There is merit in that gamble too. Over the past few months, everyone from General Motors to Ford Motor Company, Volkswagen, and Honda have been making commitments to shift their entire fleet to EVs over the next few decades. General Motors now plans to sell only those vehicles that have zero tailpipe emissions by 2035, while Japanese automaker Honda made it clear that the company intends to only sell EVs and fuel cell vehicles by 2040. In Europe, American automaker Ford said it will only be offering electric cars from 2030.

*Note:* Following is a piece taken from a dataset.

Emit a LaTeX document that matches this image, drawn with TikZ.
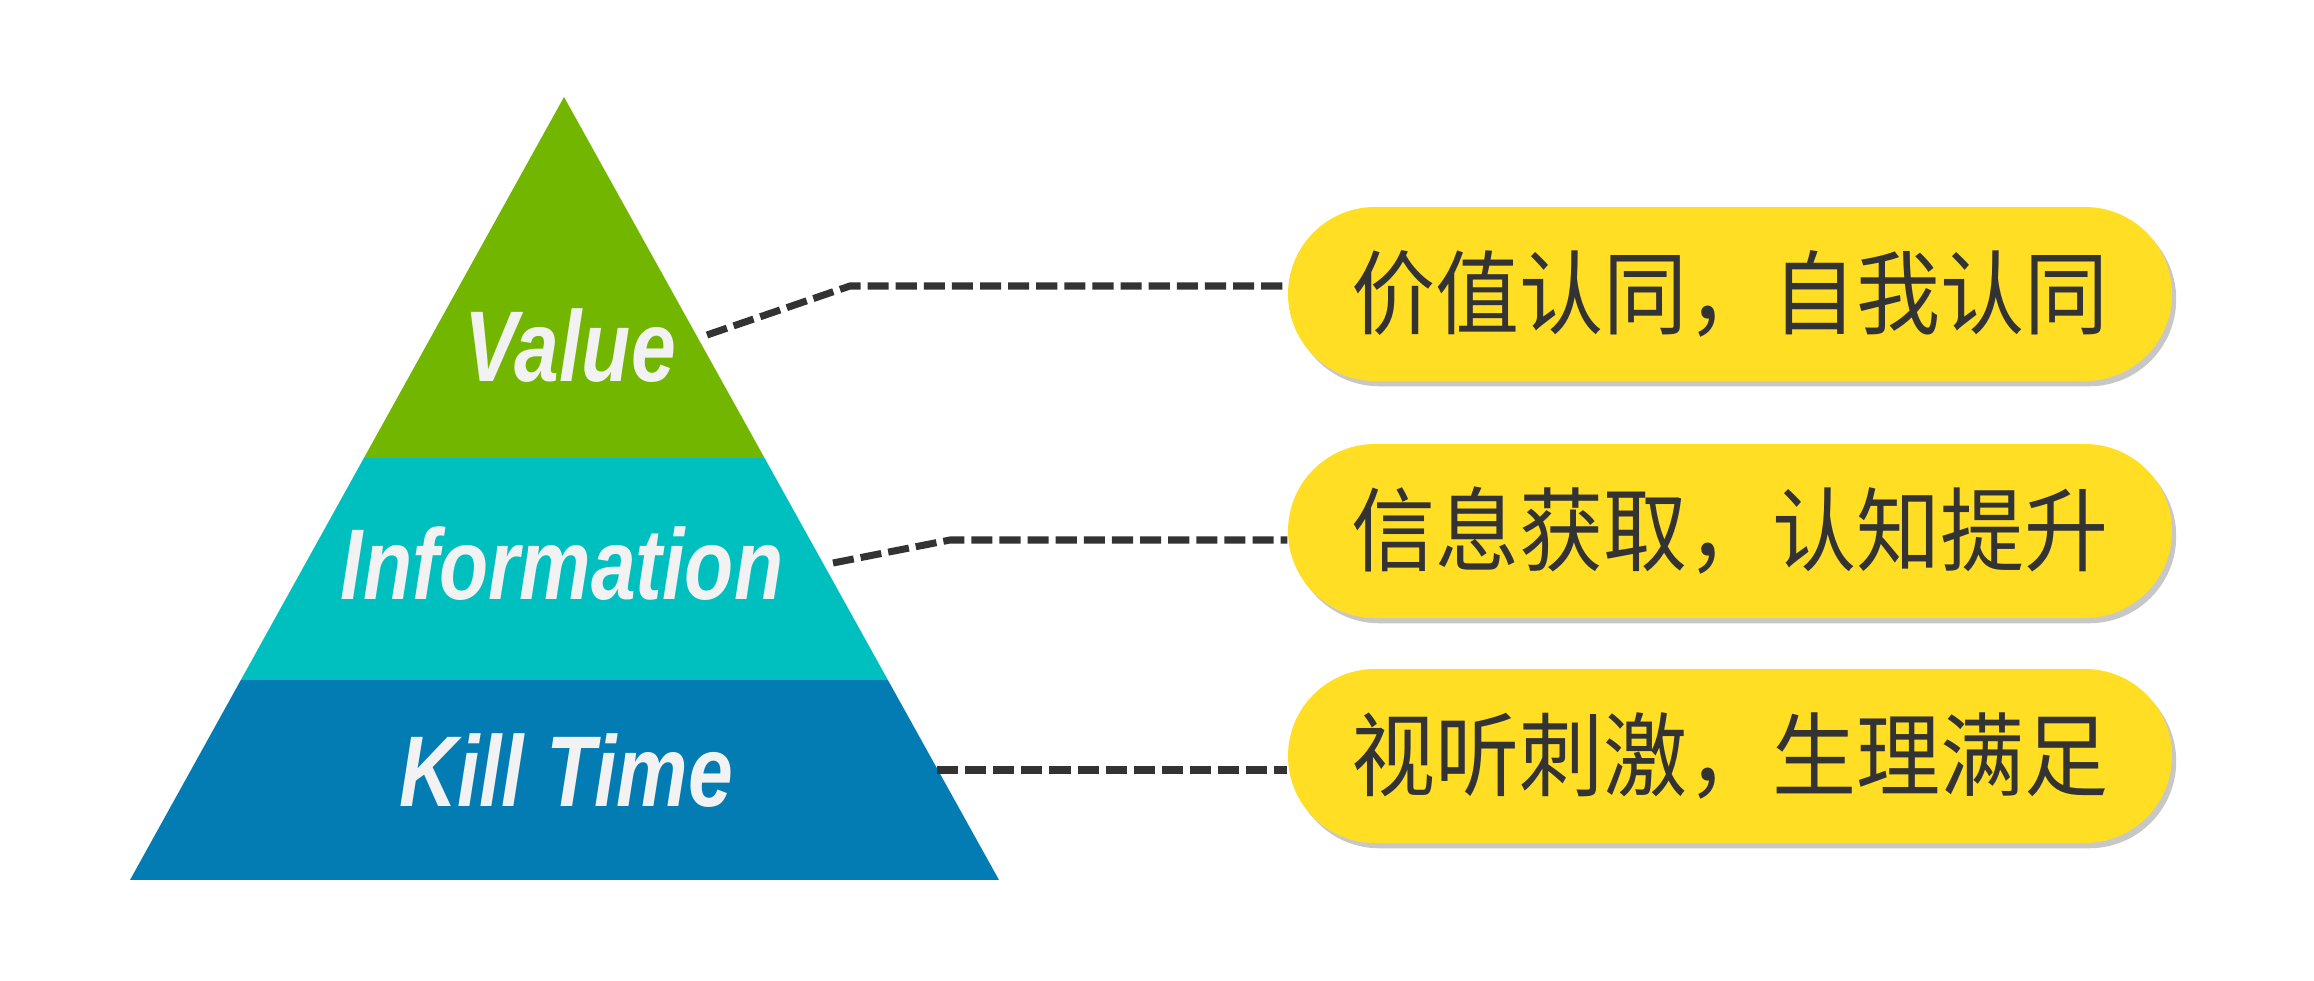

By 2025, Volkswagen wants to build and sell up to 3 million all-electric cars per year with over 50 purely electric-powered variants. All this follows the massive success story of Tesla, which has gone on to join the coveted trillion-dollar club after it announced a plan to sell 100,000 vehicles to Hertz, indicating a massive shift underway from a demand perspective too.

In the transition journey into electric, Tata is also banking on an ecosystem that will see the Tata Group build everything from batteries to charging stations to financing vehicles and finally putting them on the road. That’s a proposition no other automaker in India can currently counter. That project, known as Tata UniEVerse, is an ecosystem that will leverage group synergies, from companies such as Tata Power, Tata Chemicals, Tata Autocomp, Tata Consultancy Services (TCS), Tata Digital, Tata Elxsi and Tata Motors Finance.

“The Indian market story might be slightly different,” Chandra had told Forbes India. “Today, the Indian passenger vehicle market would be 3.5 million units a year. If you fast forward to 2030, this will grow by double to nearly seven million. If you take a 30 percent penetration, it will mean two million EVs. There is an opportunity on the EV side to grow from zero to 2 million.” The rest of the 7 million, Chandra reckons, will be ICE vehicles. “So, there is a growth opportunity in both these spaces,” Chandra says. “ICE vehicles will become more emission-friendly.”

Nexon has given Tata Motors that strong pedestal for both its ICE and electric journey with a story for times to come. The question now is, how long will the reign continue?